The high-pressure fog works best in a dry climate, he says. If the outside air is humid and hot, the cooling capacity of an evaporative cooling system is very limited to just a couple of degrees Celsius.
“In a climate like what we have here in Arizona there can be a huge temperature drop in the greenhouse compared to outside,” he says. “In places where the climate is humid and hot like Alabama, this system is not nearly as effective. The effectiveness of this system is a function of the dry and wet bulb temperatures of the outside air and the desired indoor air temperature.”
Improving Climate Control
For the last decade, Kacira has studied the development of climate control strategies that take into consideration different greenhouse environment variables along with the greenhouse’s aerodynamics. Using two- and three-dimensional computational fluid dynamics (CFD) models, Kacira and other university researchers have studied the aerodynamics of greenhouse systems to improve climate uniformity and offer design recommendations to greenhouse and climate control system manufacturers and growers.

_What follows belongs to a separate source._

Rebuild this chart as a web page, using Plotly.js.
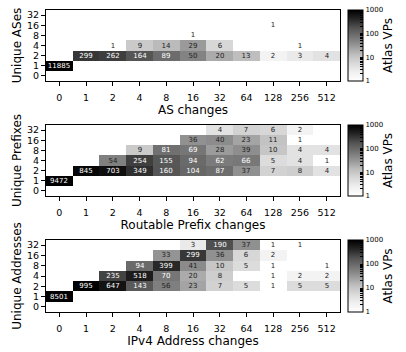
<!DOCTYPE html>
<html>
<head>
<meta charset="utf-8">
<script src="https://cdn.plot.ly/plotly-3.0.1.min.js"></script>
<style>html,body{margin:0;padding:0;background:#fff;}#chart{width:406px;height:352px;}</style>
</head>
<body>
<div id="chart"></div>
<script>
// categories
const changeCats = ['0','1','2','4','8','16','32','64','128','256','512'];
const uniqueCats = ['0','1','2','4','8','16','32'];

// AS panel rows (x = changeCats)
const as_u0  = [null,null,null,null,null,null,null,null,null,null,null];
const as_u1  = [11885,null,null,null,null,null,null,null,null,null,null];
const as_u2  = [null,299,262,164,89,50,20,13,2,3,4];
const as_u4  = [null,null,1,9,14,29,6,null,null,1,null];
const as_u8  = [null,null,null,null,null,1,null,null,null,null,null];
const as_u16 = [null,null,null,null,null,null,null,null,1,null,null];
const as_u32 = [null,null,null,null,null,null,null,null,null,null,null];

// Routable prefix panel rows
const pf_u0  = [null,null,null,null,null,null,null,null,null,null,null];
const pf_u1  = [9472,null,null,null,null,null,null,null,null,null,null];
const pf_u2  = [null,845,703,349,160,104,87,37,7,8,4];
const pf_u4  = [null,null,54,254,155,94,62,66,5,4,1];
const pf_u8  = [null,null,null,9,81,69,28,39,10,4,4];
const pf_u16 = [null,null,null,null,null,36,40,23,11,1,null];
const pf_u32 = [null,null,null,null,null,null,4,7,6,2,null];

// IPv4 address panel rows
const ad_u0  = [null,null,null,null,null,null,null,null,null,null,null];
const ad_u1  = [8501,null,null,null,null,null,null,null,null,null,null];
const ad_u2  = [null,995,647,143,56,23,7,5,1,5,5];
const ad_u4  = [null,null,235,518,70,20,8,null,1,2,2];
const ad_u8  = [null,null,null,94,399,41,10,5,1,null,1];
const ad_u16 = [null,null,null,null,33,299,36,6,2,null,null];
const ad_u32 = [null,null,null,null,null,3,190,37,1,1,null];

const panels = [
  {rows:[as_u0,as_u1,as_u2,as_u4,as_u8,as_u16,as_u32], xt:'AS changes', yt:'Unique ASes'},
  {rows:[pf_u0,pf_u1,pf_u2,pf_u4,pf_u8,pf_u16,pf_u32], xt:'Routable Prefix changes', yt:'Unique Prefixes'},
  {rows:[ad_u0,ad_u1,ad_u2,ad_u4,ad_u8,ad_u16,ad_u32], xt:'IPv4 Address changes', yt:'Unique Addresses'}
];

const greys = [[0,'#ffffff'],[0.125,'#f0f0f0'],[0.25,'#d9d9d9'],[0.375,'#bdbdbd'],[0.5,'#969696'],[0.625,'#737373'],[0.75,'#525252'],[0.875,'#252525'],[1,'#000000']];
const FONT = 'DejaVu Sans, sans-serif';
const WHITE_MIN = 60;

// colorbar ticks (major + minor on log scale)
const cbVals = [], cbText = [];
for (let d = 0; d < 3; d++) {
  for (let m = 1; m < 10; m++) {
    cbVals.push(d + Math.log10(m));
    cbText.push(m === 1 ? String(Math.pow(10, d)) : '');
  }
}
cbVals.push(3); cbText.push('1000');

const yDomains = [[0.7649,1],[0.3841,0.6192],[0,0.2384]];

const data = [];
const layout = {
  width: 406, height: 352,
  margin: {l:46, r:66, t:10, b:40},
  paper_bgcolor: '#fff', plot_bgcolor: '#fff',
  font: {family: FONT, color: '#000', size: 9},
  showlegend: false
};

panels.forEach((p, i) => {
  const sfx = i === 0 ? '' : String(i + 1);
  const mk = (light) => {
    const z = p.rows.map(r => r.map(v => (v === null ? null : ((v >= WHITE_MIN) === light ? Math.log10(v) : null))));
    const t = p.rows.map(r => r.map(v => (v === null ? '' : ((v >= WHITE_MIN) === light ? String(v) : ''))));
    return {
      type: 'heatmap', x: changeCats, y: uniqueCats, z: z, text: t,
      texttemplate: '%{text}', textfont: {family: FONT, size: 7, color: light ? '#ffffff' : '#222222'},
      coloraxis: 'coloraxis' + sfx, xaxis: 'x' + sfx, yaxis: 'y' + sfx,
      hoverinfo: 'skip', xgap: 0, ygap: 0
    };
  };
  data.push(mk(false));
  data.push(mk(true));

  const dom = yDomains[i];
  layout['coloraxis' + sfx] = {
    colorscale: greys, cmin: 0, cmax: 3,
    colorbar: {
      x: 1.027, xanchor: 'left', xref: 'paper',
      y: (dom[0] + dom[1]) / 2, yanchor: 'middle', yref: 'paper',
      len: dom[1] - dom[0], lenmode: 'fraction',
      thickness: 15, thicknessmode: 'pixels',
      outlinewidth: 1, outlinecolor: '#000',
      tickmode: 'array', tickvals: cbVals, ticktext: cbText,
      ticks: 'inside', ticklen: 3, tickcolor: '#000', tickwidth: 1,
      tickfont: {family: FONT, size: 7, color: '#000'},
      title: {text: 'Atlas VPs', side: 'right', font: {family: FONT, size: 12, color: '#000'}},
      xpad: 0, ypad: 0, bgcolor: 'rgba(0,0,0,0)'
    }
  };
  layout['xaxis' + sfx] = {
    domain: [0,1], anchor: 'y' + sfx, type: 'category',
    categoryorder: 'array', categoryarray: changeCats,
    tickmode: 'array', tickvals: changeCats, ticktext: changeCats,
    showline: true, mirror: true, linecolor: '#000', linewidth: 1,
    ticks: 'outside', ticklen: 4, tickcolor: '#000', tickwidth: 1,
    ticklabelstandoff: 4,
    showgrid: false, zeroline: false, fixedrange: true,
    tickfont: {family: FONT, size: 9.5, color: '#000'},
    title: {text: p.xt, font: {family: FONT, size: 12, color: '#000'}, standoff: 3},
    automargin: false
  };
  layout['yaxis' + sfx] = {
    domain: dom, anchor: 'x' + sfx, type: 'category',
    categoryorder: 'array', categoryarray: uniqueCats,
    tickmode: 'array', tickvals: uniqueCats, ticktext: uniqueCats,
    showline: true, mirror: true, linecolor: '#000', linewidth: 1,
    ticks: 'outside', ticklen: 4, tickcolor: '#000', tickwidth: 1,
    showgrid: false, zeroline: false, fixedrange: true,
    tickfont: {family: FONT, size: 9.5, color: '#000'},
    title: {text: p.yt, font: {family: FONT, size: 12, color: '#000'}, standoff: 2},
    automargin: false
  };
});

Plotly.newPlot('chart', data, layout, {staticPlot: true, displayModeBar: false});
</script>
</body>
</html>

Using CFD models, the researchers have been able to take actual greenhouse dimensions and put in the geometry and determine how to improve airflow patterns, greenhouse and canopy zone air exchange rates and various vent configurations through a particular structure.

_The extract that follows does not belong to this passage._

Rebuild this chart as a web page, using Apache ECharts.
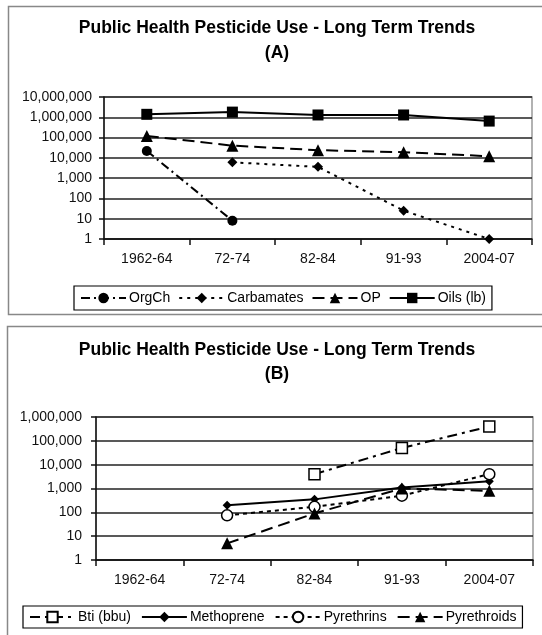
<!DOCTYPE html>
<html>
<head>
<meta charset="utf-8">
<script src="https://cdn.jsdelivr.net/npm/echarts@6/dist/echarts.min.js"></script>
<style>
html,body{margin:0;padding:0;background:#fff;}
#c{width:542px;height:635px;}
</style>
</head>
<body>
<div id="c"></div>
<script>
// ---- Data ----
var periods = ['1962-64', '72-74', '82-84', '91-93', '2004-07'];

// Chart A
var orgCh      = [22000, 8, null, null, null];
var carbamates = [null, 6000, 3600, 25, 1];
var opVals     = [120000, 40000, 24000, 19000, 12000];
var oils       = [1400000, 1800000, 1300000, 1300000, 650000];

// Chart B
var bti         = [null, null, 4000, 50000, 400000];
var methoprene  = [null, 200, 350, 1100, 2000];
var pyrethrins  = [null, 75, 170, 500, 4000];
var pyrethroids = [null, 5, 90, 1000, 800];

var titleA = 'Public Health Pesticide Use - Long Term Trends\n(A)';
var titleB = 'Public Health Pesticide Use - Long Term Trends\n(B)';
var yTicksA = [1, 10, 100, 1000, 10000, 100000, 1000000, 10000000];
var yTicksB = [1, 10, 100, 1000, 10000, 100000, 1000000];

// ---- Chart ----
var FONT = '"Liberation Sans", Arial, sans-serif';
var chart = echarts.init(document.getElementById('c'), null, {renderer: 'canvas'});

function fmt(v) { return Math.round(v).toLocaleString('en-US'); }

function xAxis(gi) {
  return {
    type: 'category', gridIndex: gi, data: periods, boundaryGap: true,
    axisLine: {lineStyle: {color: '#111', width: 1.5}},
    axisTick: {show: true, inside: false, length: 6, alignWithLabel: false, lineStyle: {color: '#111', width: 1.5}},
    axisLabel: {color: '#111', fontFamily: FONT, fontSize: 14, margin: 13},
    splitLine: {show: false}
  };
}
function yAxis(gi, maxV, n, margin) {
  return {
    type: 'log', logBase: 10, gridIndex: gi, min: 1, max: maxV, splitNumber: n,
    axisLine: {show: true, lineStyle: {color: '#111', width: 1.5}},
    axisTick: {show: true, inside: false, length: 5, lineStyle: {color: '#111', width: 1.5}},
    axisLabel: {color: '#111', fontFamily: FONT, fontSize: 14, margin: margin, formatter: fmt},
    splitLine: {show: true, lineStyle: {color: '#222', width: 1.5}},
    minorTick: {show: false}, minorSplitLine: {show: false}
  };
}
function line(name, data, gi, symbol, size, dash, hollow) {
  return {
    name: name, type: 'line', xAxisIndex: gi, yAxisIndex: gi, data: data,
    symbol: symbol, symbolSize: size, showSymbol: true, connectNulls: false,
    lineStyle: {color: '#000', width: 2, type: dash},
    itemStyle: hollow ? {color: '#fff', borderColor: '#000', borderWidth: 1.5}
                      : {color: '#000', borderColor: '#000', borderWidth: 0},
    emphasis: {disabled: true},
    animation: false, z: 3
  };
}

var option = {
  animation: false,
  backgroundColor: '#fff',
  textStyle: {fontFamily: FONT},
  graphic: [
    {type: 'rect', shape: {x: 8.5, y: 6.5, width: 560, height: 308}, style: {fill: 'none', stroke: '#888', lineWidth: 1.5}, z: -10},
    {type: 'rect', shape: {x: 7.5, y: 326.5, width: 560, height: 340}, style: {fill: 'none', stroke: '#888', lineWidth: 1.5}, z: -10}
  ],
  title: [
    {text: titleA, left: 272, top: 11, textAlign: 'center',
     textStyle: {fontFamily: FONT, fontSize: 17.5, fontWeight: 'bold', color: '#000', lineHeight: 25}},
    {text: titleB, left: 272, top: 333, textAlign: 'center',
     textStyle: {fontFamily: FONT, fontSize: 17.5, fontWeight: 'bold', color: '#000', lineHeight: 24}}
  ],
  legend: [
    {data: ['OrgCh', 'Carbamates', 'OP', 'Oils (lb)'], left: 74, top: 286,
     orient: 'horizontal', itemWidth: 45, itemHeight: 13, itemGap: 8,
     padding: [5, 6], borderColor: '#000', borderWidth: 1.2,
     textStyle: {fontFamily: FONT, fontSize: 14, color: '#000', padding: [0, 0, 0, -2]},
     selectedMode: false},
    {data: ['Bti (bbu)', 'Methoprene', 'Pyrethrins', 'Pyrethroids'], left: 23, top: 606,
     orient: 'horizontal', itemWidth: 45, itemHeight: 13, itemGap: 10,
     padding: [4, 6], borderColor: '#000', borderWidth: 1.2,
     textStyle: {fontFamily: FONT, fontSize: 14, color: '#000', padding: [0, 0, 0, -2]},
     selectedMode: false}
  ],
  grid: [
    {left: 104, top: 97, width: 428, height: 142, show: true, borderColor: '#999', borderWidth: 1.5, backgroundColor: 'transparent'},
    {left: 96, top: 417, width: 437, height: 143, show: true, borderColor: '#999', borderWidth: 1.5, backgroundColor: 'transparent'}
  ],
  xAxis: [xAxis(0), xAxis(1)],
  yAxis: [yAxis(0, yTicksA[yTicksA.length - 1], yTicksA.length - 1, 12),
          yAxis(1, yTicksB[yTicksB.length - 1], yTicksB.length - 1, 14)],
  series: [
    line('OrgCh', orgCh, 0, 'circle', 10, [9, 4, 2, 4], false),
    line('Carbamates', carbamates, 0, 'diamond', 10, [3, 5], false),
    line('OP', opVals, 0, 'triangle', 12, [12, 6], false),
    line('Oils (lb)', oils, 0, 'rect', 11, 'solid', false),
    line('Bti (bbu)', bti, 1, 'rect', 11, [10, 5, 3, 5], true),
    line('Methoprene', methoprene, 1, 'diamond', 9, 'solid', false),
    line('Pyrethrins', pyrethrins, 1, 'circle', 11, [4, 4], true),
    line('Pyrethroids', pyrethroids, 1, 'triangle', 12, [12, 6], false)
  ]
};
chart.setOption(option);
</script>
</body>
</html>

“We can take an existing greenhouse design and analyze the geometry, the configuration and the aerodynamics of the greenhouse under a worse-case scenario. We can take any greenhouse shape or size, vent configuration, climate conditions and plant canopy and do analyses with CFD models. Then we can look at various design options and operational conditions or other greenhouse details,” Kacira says.

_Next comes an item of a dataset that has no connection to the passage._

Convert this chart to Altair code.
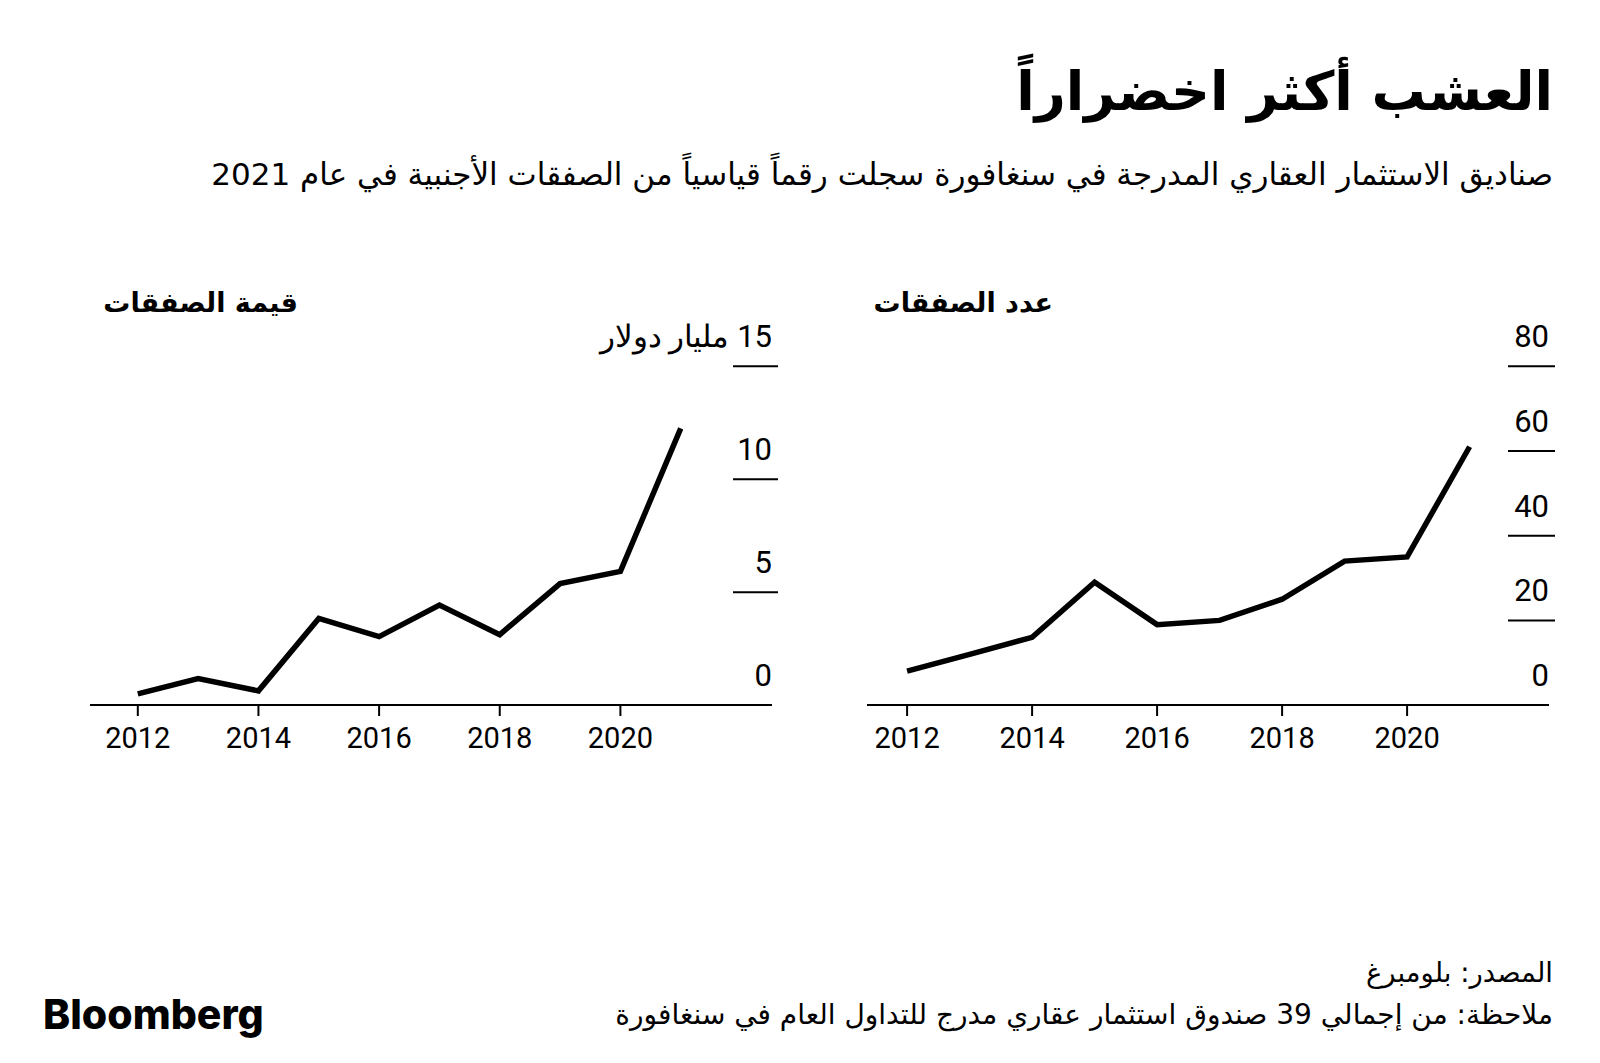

The analysis can be done with any type of controlled environment agriculture structure.
“We have been working on complex CFD models that take into consideration the greenhouse airflow pattern, air exchange rates, vent configurations and designs, plant canopy, solar radiation and high-pressure fogging. All of these are integrated into CFD models,” he says.
Future Use Of CFD Models
Kacira says CFD is an engineering analysis tool that can be used with any controlled environment agriculture system producing ornamental and vegetable crops.
There is an interest in using CFD models for indoor and urban greenhouse systems including plant factory operations and vertical farming setups.
“We are seeing interest from companies that are working with indoor plant factory and vertical farming systems and airflow patterns,” he says. “Airflow is challenging in those kinds of designs. You have to make sure there is uniform airflow with proper air exchange rates to ensure uniform, healthy, high-quality crops. That is something we want to work on.”
Another area of interest using CFD models is comparing the effectiveness of vertical airflow vs. horizontal airflow systems in greenhouses.
“In the Netherlands, growers tend to prefer using vertical fans. Vertical airflow fans are mounted in the roof structure and push the air vertically toward the plant canopy.” Kacira says. “The question is which type of fan is better — horizontal airflow or vertical fans — under a given crop arrangement and greenhouse system? There is interest coming from the growers and greenhouse manufacturers about comparing airflow patterns, climate uniformity and aerodynamics between the two fan systems.”
The purpose of horizontal airflow fans is to mix and homogenize the air above the canopy.
“I have not seen any data as to which of these fans creates an optimum environment for a given crop in a given greenhouse setting,” Kacira says.
CFD models can also be used with some of the new glazing materials being developed.
“There are new glazing materials coming into application including some that are wavelength selective that can block some of the radiation. These types of glazing materials can also be analyzed using CFD models to evaluate their effects on greenhouse climate and crop responses. Our research interest is also focused in this direction.”